How It Differs From Bing

The core design change: Web IQ returns passages and structured evidence objects rather than ranked links. Traditional search optimizes for ten results on a screen. Agents have no viewport.

“They don’t have a limit of ten because they don’t have a viewport on the screen,” Frank explained to The AI Economy. “For the agent, you actually could give many more links because it’s not very expensive for the agent to consider 15 or 1,500 items. The cost is in how many tokens you give it.”

Microsoft’s official announcement describes the system as purpose-built for multi-step agentic workflows where agents “retrieve repeatedly, reason over evidence, adapt to new information, and operate inside tight latency budgets.” The company rebuilt the stack from indexing and retrieval through ranking, passage selection, and orchestration to align every layer around inference-time grounding.

Under the hood, Web IQ runs a small set of in-house models trained not for standalone benchmark scores but for how their outputs perform inside another model’s reasoning.
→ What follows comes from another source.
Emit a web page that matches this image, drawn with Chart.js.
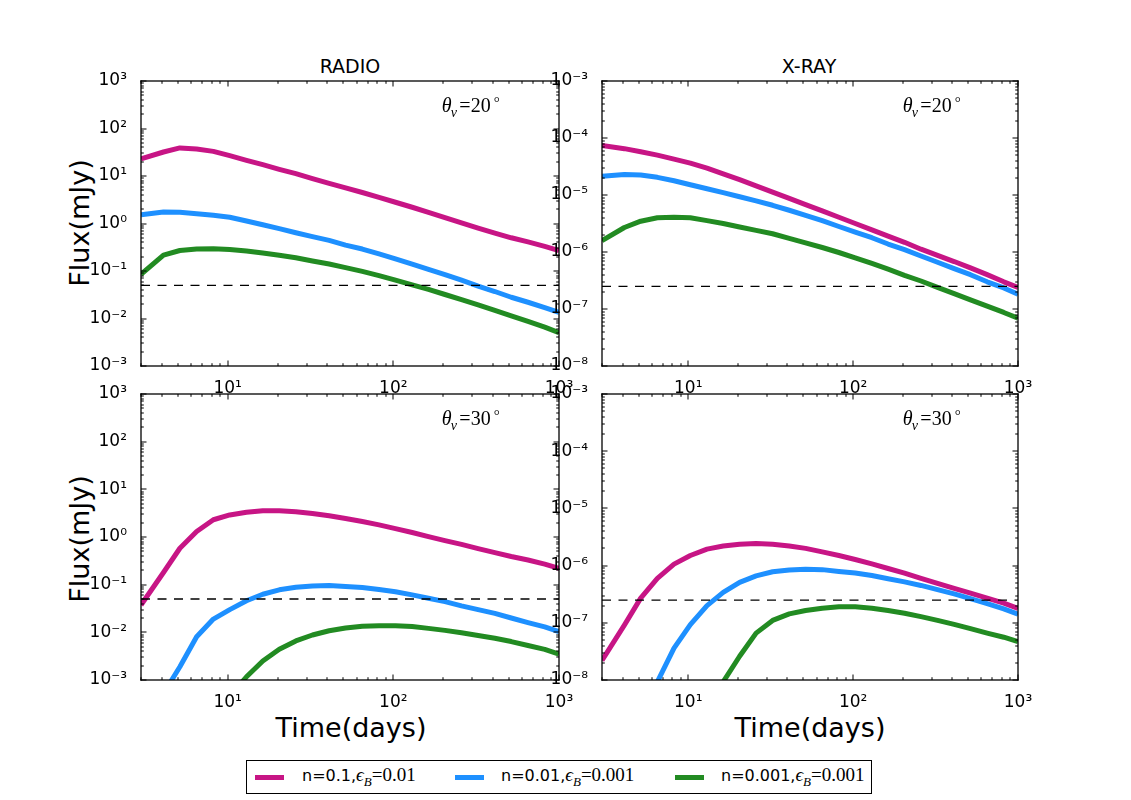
<!DOCTYPE html>
<html>
<head>
<meta charset="utf-8">
<title>Radio and X-ray light curves</title>
<script src="https://cdn.jsdelivr.net/npm/chart.js@4.4.1/dist/chart.umd.min.js"></script>
<style>
  body { margin: 0; background: #fff; }
  #page { position: relative; width: 1131px; height: 800px; overflow: hidden; font-family: "DejaVu Sans", sans-serif; color: #000; }
  canvas { position: absolute; }
  .txt { position: absolute; white-space: nowrap; transform: translate(-50%, -50%); }
  .ytitle { transform: translate(-50%, -50%) rotate(-90deg); }
  #legend { position: absolute; left: 246px; top: 760px; width: 624px; height: 32px; border: 1px solid #000; }
  .swatch { position: absolute; top: 14px; width: 29px; height: 5px; }
  .ltext { position: absolute; top: 6px; font-size: 16px; line-height: 16px; }
  .math { font-family: "Liberation Serif", "DejaVu Serif", serif; font-size: 19px; }
  .math i sub { font-size: 13px; }
</style>
</head>
<body>
<div id="page">
  <div class="txt" style="left:350px;top:66px;font-size:19px;">RADIO</div>
  <div class="txt" style="left:809px;top:66px;font-size:19px;">X-RAY</div>
  <div class="txt ytitle" style="left:79px;top:223px;font-size:27px;">Flux(mJy)</div>
  <div class="txt ytitle" style="left:79px;top:539px;font-size:27px;">Flux(mJy)</div>
  <div class="txt" style="left:351px;top:727px;font-size:27px;">Time(days)</div>
  <div class="txt" style="left:810px;top:727px;font-size:27px;">Time(days)</div>
  <div id="legend"></div>
</div>
<script>
// time grid (days) shared by every curve
const days = [3, 4.1, 5.15, 6.5, 8.2, 10.3, 13, 16.3, 20.5, 25.8, 32.5, 41, 51.5, 65, 82, 103, 130, 163, 205, 258, 325, 410, 515, 650, 820, 1000];

// radio flux (mJy), theta_v = 20 deg
const radio20_n1 = [23, 32, 39, 37, 33, 26.8, 21.4, 17.3, 13.8, 11.2, 8.8, 7.0, 5.6, 4.5, 3.55, 2.8, 2.2, 1.72, 1.33, 1.03, 0.80, 0.63, 0.50, 0.41, 0.33, 0.27];
const radio20_n2 = [1.53, 1.75, 1.72, 1.61, 1.49, 1.35, 1.13, 0.94, 0.78, 0.64, 0.53, 0.44, 0.35, 0.29, 0.23, 0.18, 0.14, 0.108, 0.084, 0.064, 0.048, 0.037, 0.028, 0.022, 0.017, 0.0135];
const radio20_n3 = [0.085, 0.215, 0.27, 0.29, 0.295, 0.285, 0.265, 0.24, 0.215, 0.19, 0.163, 0.14, 0.118, 0.098, 0.080, 0.064, 0.051, 0.041, 0.032, 0.025, 0.0193, 0.0148, 0.0114, 0.0087, 0.0066, 0.0050];

// x-ray flux (mJy), theta_v = 20 deg
const xray20_n1 = [7.4e-5, 6.5e-5, 5.75e-5, 5.0e-5, 4.27e-5, 3.63e-5, 2.95e-5, 2.34e-5, 1.86e-5, 1.45e-5, 1.12e-5, 8.7e-6, 6.8e-6, 5.25e-6, 4.07e-6, 3.16e-6, 2.45e-6, 1.9e-6, 1.48e-6, 1.12e-6, 8.7e-7, 6.8e-7, 5.25e-7, 4.0e-7, 3.0e-7, 2.4e-7];
const xray20_n2 = [2.14e-5, 2.29e-5, 2.24e-5, 2.04e-5, 1.78e-5, 1.51e-5, 1.29e-5, 1.10e-5, 9.3e-6, 7.9e-6, 6.6e-6, 5.4e-6, 4.4e-6, 3.55e-6, 2.8e-6, 2.24e-6, 1.78e-6, 1.38e-6, 1.10e-6, 8.5e-7, 6.6e-7, 5.1e-7, 4.0e-7, 3.0e-7, 2.34e-7, 1.82e-7];
const xray20_n3 = [1.58e-6, 2.69e-6, 3.47e-6, 3.98e-6, 4.07e-6, 3.98e-6, 3.55e-6, 3.16e-6, 2.75e-6, 2.4e-6, 2.09e-6, 1.74e-6, 1.45e-6, 1.2e-6, 9.8e-7, 7.9e-7, 6.3e-7, 5.0e-7, 3.9e-7, 3.1e-7, 2.4e-7, 1.86e-7, 1.45e-7, 1.12e-7, 8.7e-8, 6.9e-8];

// radio flux (mJy), theta_v = 30 deg
const radio30_n1 = [0.0375, 0.18, 0.58, 1.30, 2.3, 2.9, 3.3, 3.55, 3.55, 3.37, 3.1, 2.78, 2.44, 2.11, 1.8, 1.5, 1.24, 1.02, 0.84, 0.70, 0.57, 0.47, 0.39, 0.33, 0.27, 0.22];
const radio30_n2 = [9e-5, 5.2e-4, 1.9e-3, 8.1e-3, 0.019, 0.030, 0.046, 0.063, 0.078, 0.088, 0.094, 0.096, 0.092, 0.087, 0.079, 0.071, 0.061, 0.052, 0.044, 0.036, 0.030, 0.025, 0.020, 0.016, 0.013, 0.0103];
const radio30_n3 = [7e-6, 1.5e-5, 3e-5, 6e-5, 1.7e-4, 4.5e-4, 1.17e-3, 2.5e-3, 4.4e-3, 6.6e-3, 8.8e-3, 0.0108, 0.0123, 0.0134, 0.0138, 0.0138, 0.0132, 0.0121, 0.011, 0.0098, 0.0086, 0.0075, 0.0064, 0.0053, 0.0044, 0.0035];

// x-ray flux (mJy), theta_v = 30 deg
const xray30_n1 = [2.2e-8, 9.1e-8, 2.7e-7, 6.0e-7, 1.06e-6, 1.5e-6, 1.94e-6, 2.2e-6, 2.37e-6, 2.43e-6, 2.37e-6, 2.2e-6, 2.0e-6, 1.74e-6, 1.5e-6, 1.28e-6, 1.07e-6, 8.9e-7, 7.4e-7, 6.0e-7, 4.9e-7, 4.0e-7, 3.3e-7, 2.7e-7, 2.2e-7, 1.78e-7];
const xray30_n2 = [1.5e-10, 5e-10, 2.3e-9, 9.3e-9, 3.6e-8, 9.3e-8, 2.0e-7, 3.4e-7, 5.1e-7, 6.6e-7, 7.8e-7, 8.4e-7, 8.65e-7, 8.5e-7, 7.9e-7, 7.4e-7, 6.7e-7, 5.9e-7, 5.2e-7, 4.5e-7, 3.8e-7, 3.2e-7, 2.65e-7, 2.17e-7, 1.75e-7, 1.41e-7];
const xray30_n3 = [3e-12, 1e-11, 3e-11, 1e-10, 3e-10, 1e-9, 3e-9, 9.3e-9, 2.6e-8, 6.6e-8, 1.1e-7, 1.43e-7, 1.64e-7, 1.8e-7, 1.9e-7, 1.9e-7, 1.8e-7, 1.64e-7, 1.47e-7, 1.28e-7, 1.1e-7, 9.4e-8, 7.9e-8, 6.6e-8, 5.6e-8, 4.7e-8];

// detection limits (dashed lines)
const radioLimit = 0.05;
const xrayLimit = 2.5e-7;

// axis ranges
const timeRange = [3, 1000];
const radioRange = [1e-3, 1e3];
const xrayRange = [1e-8, 1e-3];

// legend
const seriesNames = ['n=0.1,', 'n=0.01,', 'n=0.001,'];
const seriesEpsB = ['0.01', '0.001', '0.001'];
const seriesColors = ['#C71585', '#1E90FF', '#228B22'];

Chart.defaults.font.family = '"DejaVu Sans", sans-serif';
Chart.defaults.color = '#000';

const SUP = { '-': '\u207B', '0': '\u2070', '1': '\u00B9', '2': '\u00B2', '3': '\u00B3', '4': '\u2074', '5': '\u2075', '6': '\u2076', '7': '\u2077', '8': '\u2078', '9': '\u2079' };

function decadeLabel(value) {
    const lg = Math.log10(value);
    const r = Math.round(lg);
    if (Math.abs(lg - r) > 1e-6) return '';
    return '10' + String(r).split('').map(c => SUP[c]).join('');
}

// tick positions 1..9 x 10^n inside [min, max]
function logTickValues(min, max) {
    const out = [];
    for (let e = Math.floor(Math.log10(min)); e <= Math.ceil(Math.log10(max)); e++) {
        for (let m = 1; m <= 9; m++) {
            const v = m * Math.pow(10, e);
            if (v >= min * 0.9999 && v <= max * 1.0001) out.push({ v: v, major: m === 1 });
        }
    }
    return out;
}

// matplotlib-like frame with inward ticks on all four sides, plus the angle note
const frameAndTicks = {
    id: 'frameAndTicks',
    afterDraw(chart, args, opts) {
        const ctx = chart.ctx;
        const a = chart.chartArea;
        const x = chart.scales.x, y = chart.scales.y;
        ctx.save();
        ctx.globalAlpha = 1;
        ctx.setLineDash([]);
        ctx.fillStyle = '#000';
        logTickValues(timeRange[0], timeRange[1]).forEach(t => {
            const px = Math.round(x.getPixelForValue(t.v));
            const len = t.major ? 5.5 : 2.8;
            ctx.fillRect(px - 0.5, a.bottom - len, 1, len);
            ctx.fillRect(px - 0.5, a.top, 1, len);
        });
        logTickValues(opts.yMin, opts.yMax).forEach(t => {
            const py = Math.round(y.getPixelForValue(t.v));
            const len = t.major ? 5.5 : 2.8;
            ctx.fillRect(a.left, py - 0.5, len, 1);
            ctx.fillRect(a.right - len, py - 0.5, len, 1);
        });
        const lw = 1.3;
        ctx.fillRect(a.left - lw / 2, a.top - lw / 2, a.right - a.left + lw, lw);
        ctx.fillRect(a.left - lw / 2, a.bottom - lw / 2, a.right - a.left + lw, lw);
        ctx.fillRect(a.left - lw / 2, a.top - lw / 2, lw, a.bottom - a.top + lw);
        ctx.fillRect(a.right - lw / 2, a.top - lw / 2, lw, a.bottom - a.top + lw);

        // theta_v = NN degrees
        const bx = a.left + 300.7, by = a.top + 31;
        const serif = '"Liberation Serif", "DejaVu Serif", serif';
        ctx.textBaseline = 'alphabetic';
        ctx.textAlign = 'left';
        ctx.font = 'italic 20px ' + serif;
        ctx.fillText('\u03B8', bx, by);
        ctx.font = 'italic 14px ' + serif;
        ctx.fillText('v', bx + 9, by + 4.5);
        ctx.font = '20px ' + serif;
        ctx.fillText('=', bx + 17.5, by);
        ctx.fillText(opts.angle, bx + 29, by);
        ctx.font = '15px ' + serif;
        ctx.fillText('\u00B0', bx + 52, by - 5.5);
        ctx.restore();
    }
};

function curve(values, color, order) {
    return {
        data: days.map((d, i) => ({ x: d, y: values[i] })),
        borderColor: color,
        borderWidth: 5,
        borderJoinStyle: 'round',
        pointRadius: 0,
        tension: 0,
        order: order
    };
}

function limitLine(level) {
    return {
        data: [{ x: timeRange[0], y: level }, { x: timeRange[1], y: level }],
        borderColor: '#000',
        borderWidth: 1.3,
        borderDash: [9, 7.5],
        pointRadius: 0,
        order: 0
    };
}

function makePanel(box, series, limit, yRange, angle) {
    const padL = 60, padT = 30, padR = 40, padB = 28;
    const canvas = document.createElement('canvas');
    canvas.width = box.w + padL + padR;
    canvas.height = box.h + padT + padB;
    canvas.style.left = (box.l - padL) + 'px';
    canvas.style.top = (box.t - padT) + 'px';
    document.getElementById('page').appendChild(canvas);

    const tickFont = { size: 17, family: '"DejaVu Sans", sans-serif' };
    new Chart(canvas.getContext('2d'), {
        type: 'line',
        data: {
            datasets: [
                curve(series[0], seriesColors[0], 3),
                curve(series[1], seriesColors[1], 2),
                curve(series[2], seriesColors[2], 1),
                limitLine(limit)
            ]
        },
        options: {
            responsive: false,
            animation: false,
            devicePixelRatio: 1,
            layout: { padding: { left: padL - 50, top: padT, right: padR, bottom: 0 } },
            plugins: {
                legend: { display: false },
                tooltip: { enabled: false },
                frameAndTicks: { angle: angle, yMin: yRange[0], yMax: yRange[1] }
            },
            scales: {
                x: {
                    type: 'logarithmic',
                    min: timeRange[0],
                    max: timeRange[1],
                    afterFit: s => { s.height = padB; },
                    grid: { display: false },
                    border: { display: false },
                    ticks: { autoSkip: false, maxRotation: 0, padding: 4, font: tickFont, color: '#000', callback: v => decadeLabel(v) }
                },
                y: {
                    type: 'logarithmic',
                    min: yRange[0],
                    max: yRange[1],
                    afterFit: s => { s.width = 50; },
                    grid: { display: false },
                    border: { display: false },
                    ticks: { autoSkip: false, padding: 6, font: tickFont, color: '#000', callback: v => decadeLabel(v) }
                }
            }
        },
        plugins: [frameAndTicks]
    });
}

makePanel({ l: 141, t: 81, w: 418, h: 285 }, [radio20_n1, radio20_n2, radio20_n3], radioLimit, radioRange, '20');
makePanel({ l: 602, t: 81, w: 416, h: 285 }, [xray20_n1, xray20_n2, xray20_n3], xrayLimit, xrayRange, '20');
makePanel({ l: 141, t: 394, w: 418, h: 286 }, [radio30_n1, radio30_n2, radio30_n3], radioLimit, radioRange, '30');
makePanel({ l: 602, t: 394, w: 416, h: 286 }, [xray30_n1, xray30_n2, xray30_n3], xrayLimit, xrayRange, '30');

// shared legend under the panels
const legend = document.getElementById('legend');
const swatchX = [8, 208, 428];
const textX = [55, 254, 474];
seriesNames.forEach((name, i) => {
    const sw = document.createElement('div');
    sw.className = 'swatch';
    sw.style.left = swatchX[i] + 'px';
    sw.style.background = seriesColors[i];
    legend.appendChild(sw);
    const tx = document.createElement('div');
    tx.className = 'ltext';
    tx.style.left = textX[i] + 'px';
    tx.innerHTML = name + '<span class="math"><i>\u03F5<sub>B</sub></i>=' + seriesEpsB[i] + '</span>';
    legend.appendChild(tx);
});
</script>
</body>
</html>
One model converts web content into embeddings for semantic matching. Others read, rank, and select passages worth handing to an agent. The result: a set of Microsoft models decides what evidence other companies’ models get to reason over.

Publisher Licensing

The content licensing model is inference-only. Publisher content is fetched when an agent needs it, used, and traced back to its source. Nothing gets absorbed into model weights. “None of these licenses are for model training,” Frank told The AI Economy. Web IQ inherits Bing’s commitment to robots.txt, publisher controls, and access preferences, according to Microsoft’s blog post.
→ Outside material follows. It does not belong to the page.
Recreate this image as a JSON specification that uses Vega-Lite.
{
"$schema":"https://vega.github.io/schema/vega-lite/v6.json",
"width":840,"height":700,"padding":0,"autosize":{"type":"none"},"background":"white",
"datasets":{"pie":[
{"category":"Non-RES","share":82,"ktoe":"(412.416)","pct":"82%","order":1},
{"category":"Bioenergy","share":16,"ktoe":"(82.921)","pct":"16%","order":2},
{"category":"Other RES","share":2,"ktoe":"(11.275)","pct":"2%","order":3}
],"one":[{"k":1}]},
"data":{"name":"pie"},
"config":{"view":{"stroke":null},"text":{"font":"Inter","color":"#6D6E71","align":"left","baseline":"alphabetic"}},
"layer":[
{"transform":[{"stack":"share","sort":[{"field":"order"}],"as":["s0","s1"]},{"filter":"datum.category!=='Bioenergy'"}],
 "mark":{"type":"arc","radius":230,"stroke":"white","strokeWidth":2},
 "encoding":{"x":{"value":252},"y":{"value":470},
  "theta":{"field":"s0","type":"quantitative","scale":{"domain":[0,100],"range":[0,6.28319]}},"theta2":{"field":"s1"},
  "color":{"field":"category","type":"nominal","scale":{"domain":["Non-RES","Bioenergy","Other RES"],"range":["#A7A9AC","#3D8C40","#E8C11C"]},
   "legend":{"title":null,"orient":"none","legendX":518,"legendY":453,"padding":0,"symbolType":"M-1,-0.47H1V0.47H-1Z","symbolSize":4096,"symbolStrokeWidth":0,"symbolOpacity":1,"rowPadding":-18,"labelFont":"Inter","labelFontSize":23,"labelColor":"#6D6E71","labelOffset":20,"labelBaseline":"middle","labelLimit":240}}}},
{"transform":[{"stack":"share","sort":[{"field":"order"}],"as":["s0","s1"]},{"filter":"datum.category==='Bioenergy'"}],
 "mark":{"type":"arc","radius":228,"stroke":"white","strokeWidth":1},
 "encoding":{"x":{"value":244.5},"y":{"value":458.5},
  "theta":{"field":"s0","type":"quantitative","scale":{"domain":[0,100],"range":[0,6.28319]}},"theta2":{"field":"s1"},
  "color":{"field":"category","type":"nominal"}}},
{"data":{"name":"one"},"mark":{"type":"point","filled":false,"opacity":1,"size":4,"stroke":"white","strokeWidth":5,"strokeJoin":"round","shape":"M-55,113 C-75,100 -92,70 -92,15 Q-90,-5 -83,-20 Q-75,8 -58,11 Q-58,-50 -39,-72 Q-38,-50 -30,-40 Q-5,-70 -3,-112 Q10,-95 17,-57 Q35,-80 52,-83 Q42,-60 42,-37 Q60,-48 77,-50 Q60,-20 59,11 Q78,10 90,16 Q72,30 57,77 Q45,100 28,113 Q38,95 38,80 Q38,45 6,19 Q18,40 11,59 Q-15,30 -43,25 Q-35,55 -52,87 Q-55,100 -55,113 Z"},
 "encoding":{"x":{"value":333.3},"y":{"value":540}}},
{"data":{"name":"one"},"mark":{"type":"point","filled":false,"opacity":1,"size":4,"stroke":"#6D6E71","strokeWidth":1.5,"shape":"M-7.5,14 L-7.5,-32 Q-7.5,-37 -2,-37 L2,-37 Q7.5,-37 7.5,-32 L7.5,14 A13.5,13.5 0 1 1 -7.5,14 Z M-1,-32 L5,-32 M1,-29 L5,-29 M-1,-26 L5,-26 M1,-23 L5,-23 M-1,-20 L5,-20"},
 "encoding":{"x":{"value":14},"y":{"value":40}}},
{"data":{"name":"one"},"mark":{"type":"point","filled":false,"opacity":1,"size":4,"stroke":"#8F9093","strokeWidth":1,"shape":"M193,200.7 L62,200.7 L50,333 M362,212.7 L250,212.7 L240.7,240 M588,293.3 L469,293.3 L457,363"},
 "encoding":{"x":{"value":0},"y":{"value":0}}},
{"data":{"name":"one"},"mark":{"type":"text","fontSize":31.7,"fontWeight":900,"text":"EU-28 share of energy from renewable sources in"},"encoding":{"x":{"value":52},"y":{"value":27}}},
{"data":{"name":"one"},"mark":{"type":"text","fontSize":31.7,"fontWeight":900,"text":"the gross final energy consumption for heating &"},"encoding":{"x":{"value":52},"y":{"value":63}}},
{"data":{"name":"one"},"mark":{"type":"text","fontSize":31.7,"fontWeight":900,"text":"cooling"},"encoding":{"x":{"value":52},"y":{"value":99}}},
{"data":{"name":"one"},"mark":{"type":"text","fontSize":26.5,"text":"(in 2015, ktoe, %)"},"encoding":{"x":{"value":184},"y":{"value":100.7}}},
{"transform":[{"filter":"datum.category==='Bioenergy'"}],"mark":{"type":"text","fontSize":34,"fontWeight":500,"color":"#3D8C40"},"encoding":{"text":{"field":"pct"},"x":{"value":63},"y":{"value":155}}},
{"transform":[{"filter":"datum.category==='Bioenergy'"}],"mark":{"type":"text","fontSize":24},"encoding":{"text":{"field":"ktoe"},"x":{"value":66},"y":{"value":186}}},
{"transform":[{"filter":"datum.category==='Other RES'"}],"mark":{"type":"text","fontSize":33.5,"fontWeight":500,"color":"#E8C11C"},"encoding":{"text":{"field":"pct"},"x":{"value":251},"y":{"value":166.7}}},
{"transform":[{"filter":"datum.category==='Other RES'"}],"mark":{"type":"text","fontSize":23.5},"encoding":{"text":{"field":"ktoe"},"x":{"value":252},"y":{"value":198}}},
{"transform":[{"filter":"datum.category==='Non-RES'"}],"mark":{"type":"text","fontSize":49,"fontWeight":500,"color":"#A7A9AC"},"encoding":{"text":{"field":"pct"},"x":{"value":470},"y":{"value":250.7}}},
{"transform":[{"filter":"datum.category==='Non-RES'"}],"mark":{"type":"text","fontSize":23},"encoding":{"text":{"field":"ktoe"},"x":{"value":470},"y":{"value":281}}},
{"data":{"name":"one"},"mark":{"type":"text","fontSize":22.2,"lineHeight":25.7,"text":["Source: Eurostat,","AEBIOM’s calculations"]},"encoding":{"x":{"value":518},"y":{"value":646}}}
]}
Microsoft says it is working through IETF and industry forums to help develop interoperable standards for agent-era content access.

Performance Claims

Microsoft claims Web IQ leads competitors on grounding satisfaction (completeness, freshness, and authority), returns responses in under a sixth of a second (2.5x faster than peers), and reduces token consumption through passage-level evidence. The company did not name the competitors it benchmarked against, and the tests were run internally, as The AI Economy noted.

Enterprise Positioning

Web IQ joins Microsoft’s IQ product family alongside Work IQ (workplace activity data), Fabric IQ (infrastructure inventory), and Foundry IQ (development context). Frank used a Windows 11 enterprise upgrade scenario to illustrate the stacking: Web IQ provides market and support information, Fabric IQ shows deployed hardware inventory, and Work IQ reveals usage patterns, according to The AI Economy.

The service is currently available to a limited group of enterprise customers developing production AI workloads that require real-world grounding, with priority given to those working with Microsoft account teams.
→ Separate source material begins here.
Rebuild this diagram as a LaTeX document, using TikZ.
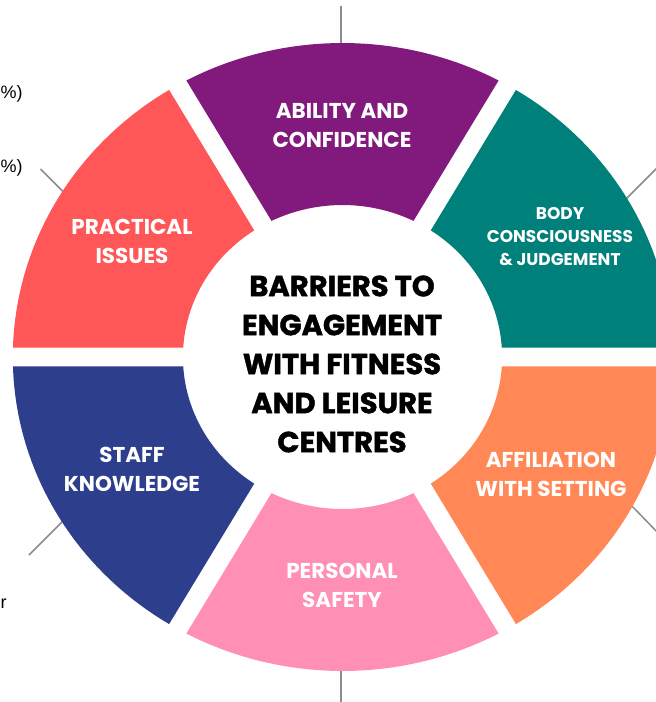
\documentclass[tikz,border=0pt]{standalone}
\usepackage{fontspec}
\setmainfont{Poppins}
\newfontfamily\plainfont{Liberation Sans}
\definecolor{segpurple}{HTML}{821A7E}
\definecolor{segred}{HTML}{FF5757}
\definecolor{segteal}{HTML}{00807B}
\definecolor{segnavy}{HTML}{2C3E8C}
\definecolor{segpink}{HTML}{FF8FB5}
\definecolor{segorange}{HTML}{FF8856}
\definecolor{leadergray}{HTML}{8C8C8C}
\begin{document}
\begin{tikzpicture}[x=1pt,y=1pt,
  seglabel/.style={text=white,font=\bfseries\fontsize{21.5}{29}\selectfont,align=center,inner sep=0pt},
  smalllabel/.style={text=white,font=\bfseries\fontsize{17}{23}\selectfont,align=center,inner sep=0pt},
  titlelabel/.style={text=black,font=\bfseries\fontsize{29}{39}\selectfont\addfontfeature{FakeBold=1.5},align=center,inner sep=0pt},
  frag/.style={text=black,font=\plainfont\fontsize{18}{22}\selectfont,inner sep=0pt},
  leader/.style={draw=leadergray,line width=1.5pt}]
\useasboundingbox (0,0) rectangle (656,-702);
\clip (0,0) rectangle (656,-702);
\fill[white] (0,0) rectangle (656,-702);
% leader lines (ends leave the picture)
\coordinate (lt1) at (341,-6);   \coordinate (lt2) at (341,-44);
\coordinate (lb1) at (341,-669); \coordinate (lb2) at (341,-702);
\coordinate (ll1) at (40.5,-169); \coordinate (ll2) at (63,-191.5);
\coordinate (lm1) at (29,-555);  \coordinate (lm2) at (63,-521);
\coordinate (lr1) at (626,-199); \coordinate (lr2) at (660,-165);
\coordinate (ls1) at (631,-505); \coordinate (ls2) at (660,-535);
\draw[leader] (lt1) -- (lt2);
\draw[leader] (lb1) -- (lb2);
\draw[leader] (ll1) -- (ll2);
\draw[leader] (lm1) -- (lm2);
\draw[leader] (lr1) -- (lr2);
\draw[leader] (ls1) -- (ls2);
% ring segments
\begin{scope}[shift={(342.5,-357)},xscale=1.05]
\foreach \a/\col in {60/segpurple,120/segred,180/segnavy,240/segpink,300/segorange,0/segteal}{
  \fill[\col] (\a+1.73:314) arc[start angle=\a+1.73, end angle=\a+58.27, radius=314]
     -- (\a+56.42:152) arc[start angle=\a+56.42, end angle=\a+3.58, radius=152] -- cycle;
}
\end{scope}
% labels
\node[seglabel] (ability) at (342,-125.5) {ABILITY AND\\CONFIDENCE};
\node[seglabel] (practical) at (132,-241) {PRACTICAL\\ISSUES};
\node[smalllabel] (body) at (560,-237) {BODY\\CONSCIOUSNESS\\\&~JUDGEMENT};
\node[seglabel] (staff) at (132,-469.5) {STAFF\\KNOWLEDGE};
\node[seglabel] (personal) at (342,-585) {PERSONAL\\SAFETY};
\node[seglabel] (affiliation) at (551,-474) {AFFILIATION\\WITH SETTING};
\node[titlelabel] (title) at (342,-364) {BARRIERS TO\\ENGAGEMENT\\WITH FITNESS\\AND LEISURE\\CENTRES};
% texts at the left edge
\node[frag,anchor=base west] (f1) at (0.5,-98) {\%)};
\node[frag,anchor=base west] (f2) at (0.5,-172) {\%)};
\node[frag,anchor=base west] (f3) at (0.5,-608) {r};
\end{tikzpicture}
\end{document}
The Infrastructure Control Point

The strategic position is worth noting. Any company building agents that need real-time web information faces a narrow set of options: Google, Microsoft, and a handful of smaller index operators. Web IQ makes Microsoft’s pitch explicit: use their infrastructure for the evidence layer, and their models curate what your models get to see. For agent builders who need web grounding but lack their own index, that trade-off may be straightforward. For those concerned about a single vendor controlling the evidence pipeline for AI reasoning, it raises questions about concentration that the industry has not yet resolved.